MATERIAL start
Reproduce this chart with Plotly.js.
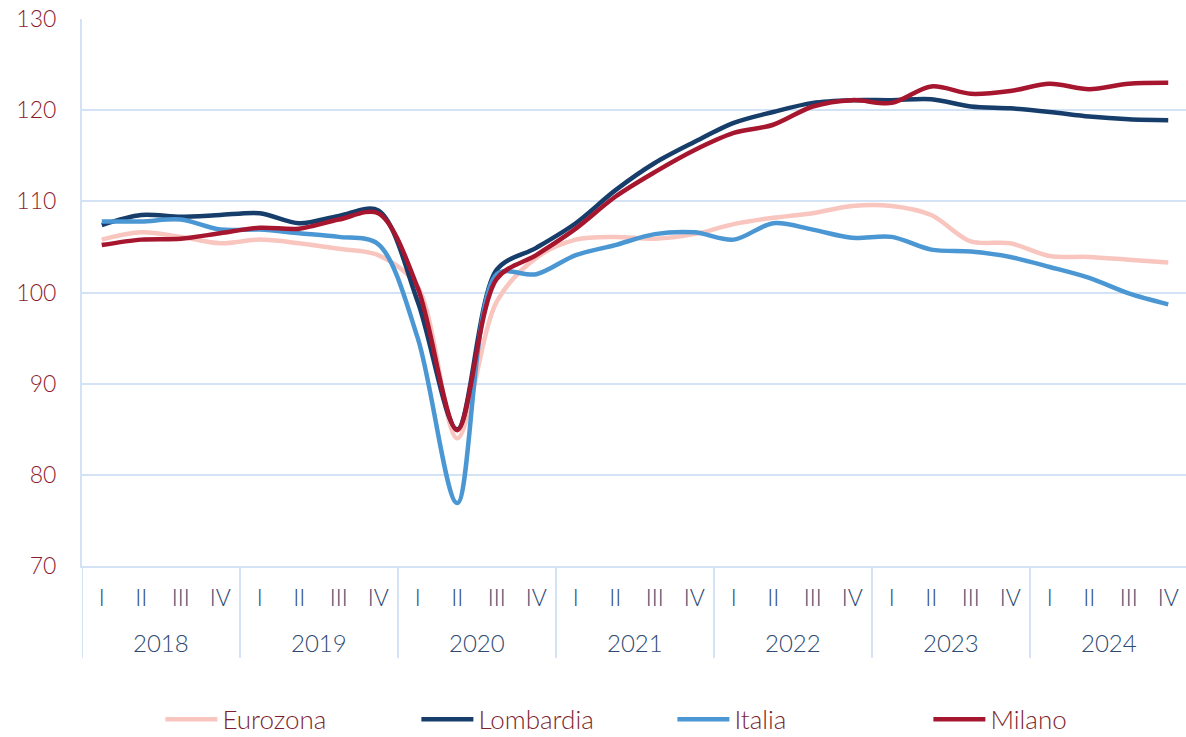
<!DOCTYPE html>
<html>
<head>
<meta charset="utf-8">
<script src="https://cdn.plot.ly/plotly-3.0.1.min.js"></script>
<style>
  html, body { margin: 0; padding: 0; background: #ffffff; }
  #chart { width: 1186px; height: 737px; }
</style>
</head>
<body>
<div id="chart"></div>
<script>
// Categories
const years = ['2018', '2019', '2020', '2021', '2022', '2023', '2024'];
const quarters = ['I', 'II', 'III', 'IV'];

// Series values (one per quarter, 2018 I .. 2024 IV)
const eurozona = [105.8, 106.6, 106.1, 105.4, 105.8, 105.4, 104.8, 104.1,
                  100.6, 84.0, 99.0, 103.8, 105.8, 106.1, 105.9, 106.4,
                  107.5, 108.2, 108.7, 109.5, 109.5, 108.5, 105.6, 105.4,
                  104.0, 103.9, 103.6, 103.3];
const lombardia = [107.4, 108.5, 108.3, 108.5, 108.7, 107.6, 108.4, 109.0,
                   99.0, 85.0, 102.5, 104.9, 107.6, 111.2, 114.2, 116.5,
                   118.6, 119.8, 120.8, 121.1, 121.1, 121.2, 120.4, 120.2,
                   119.8, 119.3, 119.0, 118.9];
const italia = [107.8, 107.8, 108.0, 106.9, 106.9, 106.5, 106.1, 105.3,
                95.0, 76.9, 102.0, 102.0, 104.1, 105.2, 106.4, 106.6,
                105.8, 107.6, 106.9, 106.0, 106.1, 104.7, 104.5, 103.9,
                102.8, 101.6, 99.9, 98.7];
const milano = [105.2, 105.8, 105.9, 106.5, 107.1, 107.0, 108.0, 108.7,
                100.5, 84.9, 101.5, 104.1, 107.0, 110.5, 113.2, 115.6,
                117.5, 118.4, 120.4, 121.1, 120.8, 122.6, 121.8, 122.1,
                122.9, 122.3, 122.9, 123.0];

const seriesNames = ['Eurozona', 'Lombardia', 'Italia', 'Milano'];
const seriesColors = ['#F8C5BF', '#173D6B', '#4A97D3', '#A6162E'];
const seriesValues = [eurozona, lombardia, italia, milano];

// Category positions (index) and quarter tick labels
const xIdx = [];
const xQuarter = [];
years.forEach((y, yi) => quarters.forEach((q, qi) => {
  xIdx.push(yi * quarters.length + qi);
  xQuarter.push(q);
}));

const FONT = 'Lato, "Open Sans", sans-serif';
const gridBlue = '#D3E3F5';
const nQ = quarters.length;

const traces = seriesNames.map((name, i) => ({
  type: 'scatter',
  mode: 'lines',
  name: name,
  x: xIdx,
  y: seriesValues[i],
  line: { color: seriesColors[i], width: 4.5, shape: 'spline', smoothing: 0.9 },
  hoverinfo: 'skip'
}));

// Year group labels (centred under each group) and group dividers
const yearAnnotations = years.map((y, yi) => ({
  x: yi * nQ + (nQ - 1) / 2, xref: 'x',
  y: -0.14, yref: 'paper', yanchor: 'middle',
  text: y, showarrow: false,
  font: { family: FONT, size: 24, color: '#2E4A74', weight: 300 }
}));
const dividers = [];
for (let k = 0; k <= years.length; k++) {
  dividers.push({
    type: 'line', xref: 'x', yref: 'paper',
    x0: k * nQ - 0.5, x1: k * nQ - 0.5, y0: 0, y1: -0.168,
    line: { color: gridBlue, width: 2 }, layer: 'below'
  });
}

const layout = {
  width: 1186,
  height: 737,
  margin: { l: 82, r: 0, t: 19, b: 171 },
  paper_bgcolor: '#ffffff',
  plot_bgcolor: '#ffffff',
  font: { family: FONT, size: 20, color: '#8C1D2F', weight: 300 },
  showlegend: true,
  legend: {
    orientation: 'h',
    x: 0.071, xanchor: 'left',
    yref: 'container', y: 0.024, yanchor: 'middle',
    font: { family: FONT, size: 26, color: '#7E1F2E', weight: 300 },
    entrywidth: 189, entrywidthmode: 'pixels',
    itemwidth: 52,
    traceorder: 'normal'
  },
  xaxis: {
    range: [-0.5, 27.45],
    tickmode: 'array',
    tickvals: xIdx,
    ticktext: xQuarter,
    showgrid: false,
    showline: true,
    linecolor: gridBlue,
    linewidth: 2,
    ticks: '',
    ticklabelstandoff: 10,
    tickfont: { family: FONT, size: 23, color: '#2E4A74', weight: 300 },
    zeroline: false
  },
  yaxis: {
    range: [70, 130],
    dtick: 10,
    tick0: 70,
    showgrid: true,
    gridcolor: gridBlue,
    gridwidth: 2,
    showline: true,
    linecolor: gridBlue,
    linewidth: 2,
    ticks: '',
    ticklabelstandoff: 19,
    tickfont: { family: FONT, size: 23, color: '#8C1D2F', weight: 300 },
    zeroline: false
  },
  annotations: yearAnnotations,
  shapes: dividers
};

Plotly.newPlot('chart', traces, layout, { displayModeBar: false, staticPlot: true });
</script>
</body>
</html>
MATERIAL end
_SET TASK_
Reproduce only the lines from the beginning of the data through the line that contains "const quarters = ['I', 'II', 'III', 'IV'];", both included, and please drop the pictures.

_OUTPUT BELOW_
Reproduce this chart with Plotly.js.
<!DOCTYPE html>
<html>
<head>
<meta charset="utf-8">
<script src="https://cdn.plot.ly/plotly-3.0.1.min.js"></script>
<style>
  html, body { margin: 0; padding: 0; background: #ffffff; }
  #chart { width: 1186px; height: 737px; }
</style>
</head>
<body>
<div id="chart"></div>
<script>
// Categories
const years = ['2018', '2019', '2020', '2021', '2022', '2023', '2024'];
const quarters = ['I', 'II', 'III', 'IV'];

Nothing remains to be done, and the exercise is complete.